Check each line of the listing below for the string "this", and copy the ones that have it.

──────

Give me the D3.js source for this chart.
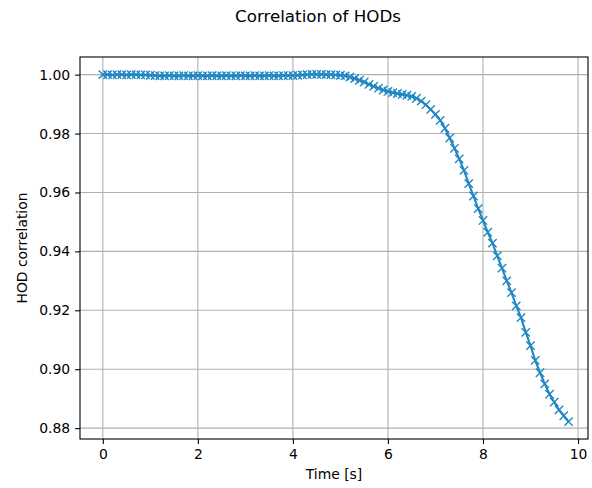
<!DOCTYPE html>
<html>
<head>
<meta charset="utf-8">
<script src="https://cdn.jsdelivr.net/npm/d3@7"></script>
<style>
  body { margin: 0; background: #fff; }
  text { font-family: "DejaVu Sans", sans-serif; fill: #000; }
</style>
</head>
<body>
<svg id="chart" width="592" height="488"></svg>
<script>
// time stamps [s]
const timeValues = [
  0.0, 0.1, 0.2, 0.3, 0.4, 0.5, 0.6, 0.7, 0.8, 0.9,
  1.0, 1.1, 1.2, 1.3, 1.4, 1.5, 1.6, 1.7, 1.8, 1.9,
  2.0, 2.1, 2.2, 2.3, 2.4, 2.5, 2.6, 2.7, 2.8, 2.9,
  3.0, 3.1, 3.2, 3.3, 3.4, 3.5, 3.6, 3.7, 3.8, 3.9,
  4.0, 4.1, 4.2, 4.3, 4.4, 4.5, 4.6, 4.7, 4.8, 4.9,
  5.0, 5.1, 5.2, 5.3, 5.4, 5.5, 5.6, 5.7, 5.8, 5.9,
  6.0, 6.1, 6.2, 6.3, 6.4, 6.5, 6.6, 6.7, 6.8, 6.9,
  7.0, 7.1, 7.2, 7.3, 7.4, 7.5, 7.6, 7.7, 7.8, 7.9,
  8.0, 8.1, 8.2, 8.3, 8.4, 8.5, 8.6, 8.7, 8.8, 8.9,
  9.0, 9.1, 9.2, 9.3, 9.4, 9.5, 9.6, 9.7, 9.8
];

// HOD correlation
const corrValues = [
  1.0000, 1.0000, 0.9999, 1.0000, 1.0000, 0.9999, 1.0000, 1.0000, 0.9999, 0.9999,
  0.9998, 0.9997, 0.9996, 0.9996, 0.9997, 0.9996, 0.9996, 0.9997, 0.9996, 0.9996,
  0.9997, 0.9996, 0.9996, 0.9997, 0.9996, 0.9996, 0.9997, 0.9996, 0.9996, 0.9997,
  0.9996, 0.9996, 0.9997, 0.9996, 0.9996, 0.9997, 0.9996, 0.9996, 0.9997, 0.9997,
  0.9997, 0.9998, 0.9999, 1.0000, 1.0001, 1.0001, 1.0001, 1.0000, 1.0000, 0.9999,
  0.9998, 0.9996, 0.9992, 0.9987, 0.9981, 0.9975, 0.9967, 0.9960, 0.9954, 0.9948,
  0.9943, 0.9939, 0.9936, 0.9933, 0.9930, 0.9926, 0.9920, 0.9910, 0.9898, 0.9882,
  0.9865, 0.9845, 0.9818, 0.9785, 0.9750, 0.9714, 0.9675, 0.9630, 0.9588, 0.9545,
  0.9505, 0.9465, 0.9428, 0.9385, 0.9343, 0.9300, 0.9260, 0.9215, 0.9175, 0.9125,
  0.9080, 0.9030, 0.8988, 0.8950, 0.8915, 0.8888, 0.8862, 0.8842, 0.8822
];

const xTicks = [0, 2, 4, 6, 8, 10];
const yTicks = [0.88, 0.90, 0.92, 0.94, 0.96, 0.98, 1.00];

const lineColor = "#1f87c3";
const gridColor = "#b0b0b0";
const fontSize = 13.9;

const plotLeft = 80, plotRight = 588, plotTop = 57, plotBottom = 439;

let data = timeValues.map((t, i) => [t, corrValues[i]]);

// matplotlib style 5% margins
let xMin = d3.min(timeValues), xMax = d3.max(timeValues);
let yMin = d3.min(corrValues), yMax = d3.max(corrValues);
let yPad = (yMax - yMin) * 0.05;

let x = d3.scaleLinear()
  .domain([xMin - 0.48, xMax + 0.41])
  .range([plotLeft, plotRight]);

let y = d3.scaleLinear()
  .domain([yMin - yPad, yMax + yPad])
  .range([plotBottom, plotTop]);

let svg = d3.select("#chart");

// grid
svg.append("g")
  .selectAll("line.vgrid")
  .data(xTicks)
  .enter()
  .append("line")
  .attr("x1", d => x(d))
  .attr("x2", d => x(d))
  .attr("y1", plotTop)
  .attr("y2", plotBottom)
  .style("stroke", gridColor)
  .style("stroke-width", 1.1);

svg.append("g")
  .selectAll("line.hgrid")
  .data(yTicks)
  .enter()
  .append("line")
  .attr("x1", plotLeft)
  .attr("x2", plotRight)
  .attr("y1", d => y(d))
  .attr("y2", d => y(d))
  .style("stroke", gridColor)
  .style("stroke-width", 1.1);

// line + x markers
svg.append("path")
  .datum(data)
  .attr("fill", "none")
  .attr("stroke", lineColor)
  .attr("stroke-width", 2.08)
  .attr("d", d3.line()
    .x(d => x(d[0]))
    .y(d => y(d[1])));

let r = 4.17;
svg.append("g")
  .selectAll("path.marker")
  .data(data)
  .enter()
  .append("path")
  .attr("class", "marker")
  .attr("d", d => {
    let cx = x(d[0]), cy = y(d[1]);
    return "M" + (cx - r) + "," + (cy - r) + "L" + (cx + r) + "," + (cy + r) +
      "M" + (cx - r) + "," + (cy + r) + "L" + (cx + r) + "," + (cy - r);
  })
  .attr("stroke", lineColor)
  .attr("stroke-width", 1.39)
  .attr("fill", "none");

// axes
let xAxis = svg.append("g")
  .attr("transform", "translate(0," + plotBottom + ")")
  .call(d3.axisBottom(x).tickValues(xTicks).tickFormat(d3.format("d")).tickSize(4.9).tickPadding(4.9));

let yAxis = svg.append("g")
  .attr("transform", "translate(" + plotLeft + ",0)")
  .call(d3.axisLeft(y).tickValues(yTicks).tickFormat(d3.format(".2f")).tickSize(4.9).tickPadding(4.9));

[xAxis, yAxis].forEach(ax => {
  ax.select(".domain").remove();
  ax.selectAll(".tick line").style("stroke", "#000").style("stroke-width", 1.1);
  ax.selectAll(".tick text")
    .style("font-family", "DejaVu Sans")
    .style("font-size", fontSize + "px")
    .style("fill", "#000");
});

// frame
svg.append("rect")
  .attr("x", plotLeft)
  .attr("y", plotTop)
  .attr("width", plotRight - plotLeft)
  .attr("height", plotBottom - plotTop)
  .style("fill", "none")
  .style("stroke", "#000")
  .style("stroke-width", 1.1);

// labels
svg.append("text")
  .attr("x", (plotLeft + plotRight) / 2)
  .attr("y", 479)
  .style("text-anchor", "middle")
  .style("font-size", fontSize + "px")
  .text("Time [s]");

svg.append("text")
  .attr("transform", "translate(27," + (plotTop + plotBottom) / 2 + ") rotate(-90)")
  .style("text-anchor", "middle")
  .style("font-size", fontSize + "px")
  .text("HOD correlation");

svg.append("text")
  .attr("x", 318)
  .attr("y", 22)
  .style("text-anchor", "middle")
  .style("font-size", "16.7px")
  .text("Correlation of HODs");
</script>
</body>
</html>
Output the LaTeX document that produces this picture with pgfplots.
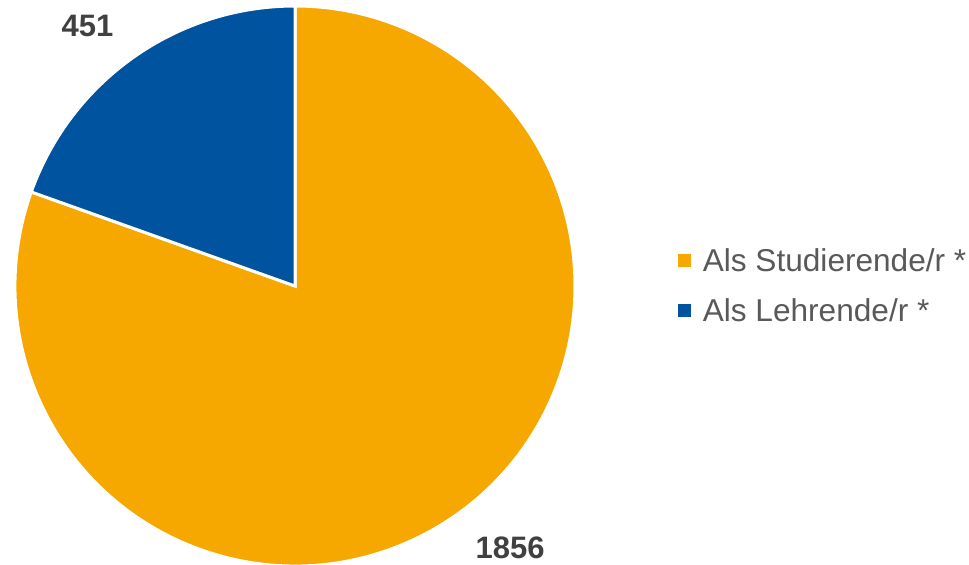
\documentclass[border=0pt]{standalone}
\usepackage{pgfplots}
\usepackage{pgfplotstable}
\pgfplotsset{compat=1.18}
\usepackage{fontspec}
\setmainfont{Liberation Sans}
\definecolor{pieorange}{HTML}{F6A800}
\definecolor{pieblue}{HTML}{00539F}
\definecolor{legtext}{HTML}{595959}
\definecolor{labtext}{HTML}{404040}
\pgfplotstableread{
value
1856
451
}\piedata
\begin{document}
\begin{tikzpicture}
\useasboundingbox (0,0) rectangle (484.5pt,282pt);
\pgfplotstablegetelem{0}{value}\of\piedata \let\vA\pgfplotsretval
\pgfplotstablegetelem{1}{value}\of\piedata \let\vB\pgfplotsretval
\pgfmathsetmacro\fracB{\vB/(\vA+\vB)}
\pgfmathsetmacro\angB{90+360*\fracB}
\begin{axis}[
  x=140pt, y=140pt,
  xmin=-1, xmax=1, ymin=-1, ymax=1,
  hide axis, clip=false,
  at={(147.5pt,139pt)}, anchor=origin,
  legend style={draw=none, fill=none, inner sep=0pt, outer sep=0pt,
    at={(1.184,0.496)}, anchor=west,
    font=\fontsize{15.8}{18}\selectfont, text=legtext,
    nodes={inner sep=0pt, text height=11pt, text depth=3pt},
    column sep=6pt, row sep=11pt},
  legend cell align=left,
]
\fill[pieorange, draw=white, line width=1.5pt] (axis cs:0,0) -- (axis cs:{cos(\angB)},{sin(\angB)})
  arc[start angle=\angB, end angle=450, radius=140pt] -- cycle;
\fill[pieblue, draw=white, line width=1.5pt] (axis cs:0,0) -- (axis cs:0,1)
  arc[start angle=90, end angle=\angB, radius=140pt] -- cycle;
\addlegendimage{legend image code/.code={\fill[pieorange] (0pt,-1.5pt) rectangle (6pt,4.5pt);}}
\addlegendentry{Als Studierende/r *}
\addlegendimage{legend image code/.code={\fill[pieblue] (0pt,-1.5pt) rectangle (6pt,4.5pt);}}
\addlegendentry{Als Lehrende/r *}
\addplot[draw=none, mark=none, forget plot, nodes near coords, point meta=explicit symbolic,
  every node near coord/.append style={anchor=center, font=\fontsize{15.5}{18}\selectfont\bfseries, text=labtext}]
  coordinates {(-0.741,0.929) [451] (0.768,-0.936) [1856]};
\end{axis}
\end{tikzpicture}
\end{document}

──────

REPLY >>
Give me the D3.js source for this chart.
Output the LaTeX document that produces this picture with pgfplots.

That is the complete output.